Friday, 15 October 2021

#204: Demon Hunter Makaryūdo (1989)

 


Director: Yukio Okamoto

Screenplay: Yukio Okamoto

Voice Cast: Minami Takayama as Yama Rikudou; Rei Sakuma as Kaoru; Ryo Horikawa as Sawaguchi; Toshihiko Seki as Shou Kurogane; Masashi Ebara as Chaos; Miina Tominaga as Naraka; You Inoue as Rijityo

Viewed in Japanese with English Subtitles

 

I will likely say this a lot with OVAs, at the rate things are going, but this should have been more than a one thirty minute episode in the perfect world. It's plot has been done so many times - a female demonic entity called Yama steps down to Japan from above, secretly enrols in a high school as a student, and deals with an evil witch taking control of the place - be it a male or female lead, or what supernatural entity they are. It is how you tell it that is the interest, and for me, this would have to be an OVA series, rather than a television series, to get the best results, this standing out for some idiosyncratic designs you would have to censor on television. In that perfect world, we sadly never got, a longer work would have been fascinating to see even if becoming a third tier horror anime, still likely to have been entertaining if it got a chance.

At the school, a witch posing as the principal's granddaughter, now the school's stand-in head as a result, is terrorising the place.
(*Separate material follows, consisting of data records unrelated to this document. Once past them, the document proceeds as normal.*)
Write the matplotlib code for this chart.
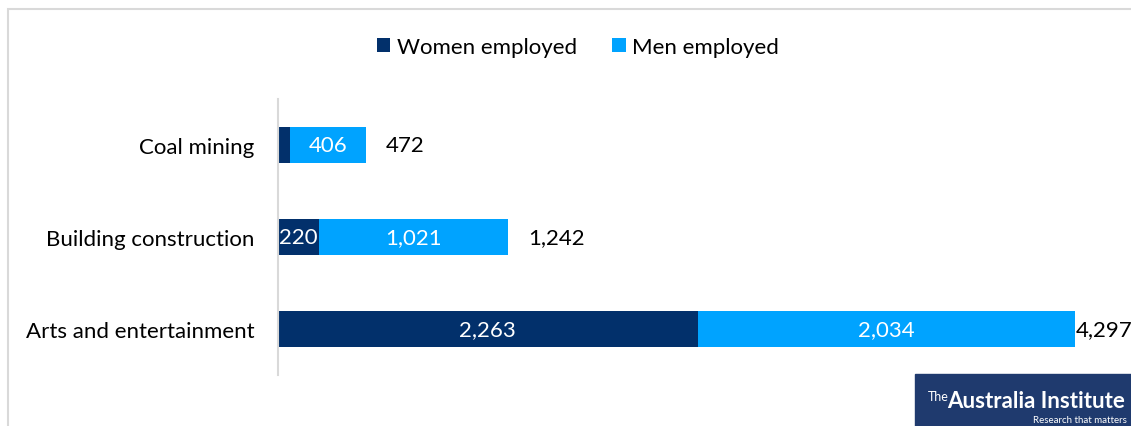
import matplotlib.pyplot as plt
from matplotlib.patches import Rectangle

categories = ['Arts and entertainment', 'Building construction', 'Coal mining']
women = [2263, 220, 66]
men = [2034, 1021, 406]
totals = [4297, 1242, 472]

women_lbl = ['2,263', '220', '']
men_lbl = ['2,034', '1,021', '406']
total_lbl = ['4,297', '1,242', '472']

navy = '#02306B'
blue = '#00A3FF'
grey = '#D9D9D9'

plt.rcParams['font.family'] = ['Lato', 'DejaVu Sans']

fig = plt.figure(figsize=(11.31, 4.27), dpi=100)
ax = fig.add_axes([278 / 1131, 51 / 427, 853 / 1131, 276 / 427])

y = range(len(categories))
b1 = ax.barh(y, women, height=0.39, color=navy, label='Women employed')
b2 = ax.barh(y, men, left=women, height=0.39, color=blue, label='Men employed')

for i in y:
    if women_lbl[i]:
        ax.text(women[i] / 2, i, women_lbl[i], color='white', fontsize=16,
                ha='center', va='center')
    ax.text(women[i] + men[i] / 2, i, men_lbl[i], color='white', fontsize=16,
            ha='center', va='center')

# total labels sit just past the end of each bar
pads = [1, 20, 20]
for i in y:
    ax.annotate(total_lbl[i], (totals[i], i), xytext=(pads[i] * 0.72, 0),
                textcoords='offset points', ha='left', va='center',
                fontsize=16, color='black', annotation_clip=False)

ax.set_xlim(0, 853 / 797 * 4297)
ax.set_ylim(-0.5, 2.5)
ax.set_yticks(list(y))
ax.set_yticklabels(categories, fontsize=16)
ax.tick_params(axis='y', length=0, pad=17)
ax.set_xticks([])
for s in ['top', 'right', 'bottom']:
    ax.spines[s].set_visible(False)
ax.spines['left'].set_color(grey)
ax.spines['left'].set_linewidth(1.5)

fig.legend(handles=[b1, b2], loc='center', bbox_to_anchor=(578 / 1131, 1 - 48 / 427),
           ncol=2, frameon=False, fontsize=16, handlelength=0.6, handleheight=0.6,
           handletextpad=0.3, columnspacing=1.6)

# outer chart border
fig.add_artist(Rectangle((8 / 1131, -0.1), 1.2, 1.1 - 10 / 427, fill=False,
                         edgecolor=grey, lw=1.5, transform=fig.transFigure))

# logo box
fig.add_artist(Rectangle((915 / 1131, 0), 0.3, 52 / 427, color='#1F3A6E',
                         transform=fig.transFigure))
fig.text(928 / 1131, 1 - 397 / 427, 'The', color='white', fontsize=9,
         va='center', ha='left')
fig.text(947 / 1131, 1 - 402 / 427, 'Australia Institute', color='white', fontsize=16,
         fontweight='bold', va='center', ha='left')
fig.text(1127 / 1131, 1 - 421 / 427, 'Research that matters', color='white', fontsize=7,
         va='center', ha='right')

fig.savefig('out.png', dpi=100)
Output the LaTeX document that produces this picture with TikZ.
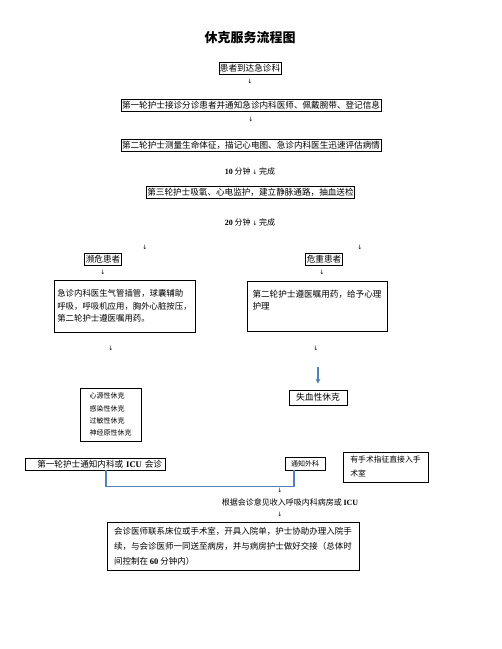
\documentclass[tikz,border=0pt]{standalone}
\usepackage{fontspec}
\setmainfont{Liberation Serif}
\newfontfamily\cjk{Noto Sans CJK SC}
\newfontfamily\symb{DejaVu Sans}
\usetikzlibrary{arrows.meta}
\definecolor{linkblue}{RGB}{79,129,189}
\def\flowbox(#1,#2,#3,#4){
  \node[box] (#1) at (#2,#3) {#4};
}
\def\downtick(#1,#2,#3){
  \node[tick] (#1) at (#2,#3) {↓};
}

\begin{document}
\begin{tikzpicture}[x=1pt, y=-1pt,
  box/.style={draw, line width=0.7pt, inner xsep=1pt, inner ysep=1pt, minimum height=12pt, font=\cjk\fontsize{8.6}{10}\selectfont},
  widebox/.style={box, minimum width=260pt},
  textbox/.style={draw, line width=0.7pt, align=left, inner xsep=5pt, font=\cjk\fontsize{8.6}{12.5}\selectfont},
  smallbox/.style={draw, line width=0.7pt, align=left, font=\cjk\fontsize{7}{12.3}\selectfont},
  plain/.style={inner sep=0pt, font=\cjk\fontsize{8}{10}\selectfont},
  tick/.style={inner sep=0pt, font=\symb\fontsize{6}{6}\selectfont},
  bluelink/.style={linkblue, line width=1.4pt},
  bluearrow/.style={linkblue, line width=1.2pt, -{Stealth[length=5pt,width=5pt]}}]
\useasboundingbox (0,0) rectangle (502,649);

\node[inner sep=0pt, font=\cjk\bfseries\fontsize{13}{13}\selectfont] (title) at (250,38) {休克服务流程图};

\flowbox(arrive,250,68.5,患者到达急诊科)
\downtick(t1,250,81)
\node[widebox] (first) at (251,105.5) {第一轮护士接诊分诊患者并通知急诊内科医师、佩戴腕带、登记信息};
\downtick(t2,251,119)
\node[widebox] (second) at (251,145.5) {第二轮护士测量生命体征，描记心电图、急诊内科医生迅速评估病情};
\node[plain] (ten) at (250,171) {{\rmfamily\bfseries 10} 分钟 {\symb\fontsize{6}{6}\selectfont ↓} 完成};
\flowbox(third,250.5,192.5,第三轮护士吸氧、心电监护，建立静脉通路，抽血送检)
\node[plain] (twenty) at (250,222) {{\rmfamily\bfseries 20} 分钟 {\symb\fontsize{6}{6}\selectfont ↓} 完成};

\downtick(t3,145,247)
\downtick(t4,360,247)
\flowbox(dying,103,259,濒危患者)
\flowbox(severe,324,259,危重患者)
\downtick(t5,103,272)
\downtick(t6,322,272)

\node[textbox, inner xsep=2pt, font=\cjk\fontsize{8.4}{12.5}\selectfont, minimum width=141pt, minimum height=52pt] (rescue) at (124.5,306) {急诊内科医生气管插管，球囊辅助\\呼吸，呼吸机应用，胸外心脏按压，\\第二轮护士遵医嘱用药。};
\node[textbox, minimum width=140pt, minimum height=50pt] (care) at (317,306) {第二轮护士遵医嘱用药，给予心理\\护理\\ \mbox{}};

\downtick(t7,111,348)
\downtick(t8,316,348)

\node[smallbox, minimum width=61pt, minimum height=53pt] (kinds) at (110.5,414.5) {心源性休克\\感染性休克\\过敏性休克\\神经原性休克};
\coordinate (bluetop) at (318,367);
\node[box, inner xsep=7pt, minimum height=15pt, font=\cjk\fontsize{8.8}{10}\selectfont] (blood) at (318,397.5) {失血性休克};
\draw[bluearrow] (bluetop) -- ([yshift=6pt]blood.north);

\node[box, text width=134pt, align=right, inner xsep=3pt] (icu) at (95,464) {第一轮护士通知内科或 {\rmfamily\bfseries ICU} 会诊};
\node[box, inner xsep=6pt, minimum height=13pt, font=\cjk\fontsize{7}{10}\selectfont] (surgery) at (305,463.5) {通知外科};
\node[smallbox, align=left, minimum width=85pt, minimum height=30pt, font=\cjk\fontsize{7.8}{14}\selectfont] (theatre) at (385.5,467) {有手术指征直接入手\\术室};
\draw[bluelink] ([xshift=11pt]icu.south) -- ++(0,16) -| ([xshift=-11pt]surgery.south);

\downtick(t9,280,490)
\node[plain] (admit) at (290,502) {根据会诊意见收入呼吸内科病房或 {\rmfamily\bfseries ICU}};
\downtick(t10,280,514)
\node[textbox, inner xsep=5pt, minimum width=252pt, minimum height=48pt, font=\cjk\fontsize{8.5}{15}\selectfont] (final) at (233,546) {会诊医师联系床位或手术室，开具入院单，护士协助办理入院手\\续，与会诊医师一同送至病房，并与病房护士做好交接（总体时\\间控制在 {\rmfamily\bfseries 60} 分钟内）};
\end{tikzpicture}
\end{document}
The reference to the designs comes from the fact, with the monsters in her charge, the most common are monstrous birds with the torsos and heads of beautiful women, a deeply twisted and inspired touch for the surrealistic in me, as they are sensually designed, and yet are still giggling bird monsters giving house cats to chew on in the principal's office or sent out to maul students at night. There is little that happens, feeling like an episode in a larger narrative, but this won me over just for its tone, this specific creative style of horror where you have creatures like this onscreen. Others exist such as this witch being able to brainwash people with spiral shelled molluscs, or a giant version with a feminine human head that attacks with tentacles. Makaryūdo looks very cartoonish next to other anime OVAs from this time for me, but far an okay production with okay animation, it is tantalising to see this imagination on display.

Barely a taste is here but already you have Western and Eastern iconography smash into each other like cars, with a nihilistic streak that the lead Yama is assigned to rid the Earth of the wicked and demonic, but that this will pave the way to the end of humanity at the unseen time when all of the demons (including herself) can go back home to "devildom". She is fixated on one boy at the school named Shou, who it can be invoked is reincarnated from someone she loved a time ago. So many times I am finding myself seeing how the religions in Japan, reincarnation a part of them, feed into pulp, all whilst Yama herself looks like she could have stepped out a Western cartoon as a Judo-Christian demon, with her big hair and tuffs of said hair shaped into horns that are cute and cannot hide her supernatural nature.

She even has a little dragon that talks and looks more western in design, which can grow into a giant when required. Yama herself is even the traditional brooding hero, imprisoned by another demon who she reluctantly helps in ridding evil to be freed from her sentence, because of using a magical mirror she should have not touched, still an interesting plot point even if a cliché to work with. (That the use of the mirror is likely connected to Shou and reincarnation adds to obvious and potentially compelling content to work). Obviously this all feels like a pilot for a larger tale, but sadly, we live in the dimension you only got a one-off barely seen by many. Almost any idea, however dumb, should get a multi-episode anime, or long enough to breathe, with only the execution the concern. Here, sadly, we are dangled in front of us a ghoulish action-horror narrative, cartoonish but exciting, where even an abrupt philosophical argument (subtitled in Japanese) between a demon that can just growl and Yama who can understand them transpires before they clash. It feels like something where even a kitchen sink could be thrown in on a whim, but sadly life did not give us a sequel.

Adding to this is that, looking into credits, its director Yukio Okamoto, who had a small filmography, also wrote the script, did the storyboards, and generally invested a lot into a production that sadly never went anywhere. A shame, though this review will be a sympathetic one to a title one person put a lot in clearly expecting a lot from. Even the anime studio behind this, Studio Fantasia, was just getting into the OVA market with this, lasting until an unfortunate bankruptcy in 2016. Something obscure like this, even if not the best, should have been something more as it had the potential.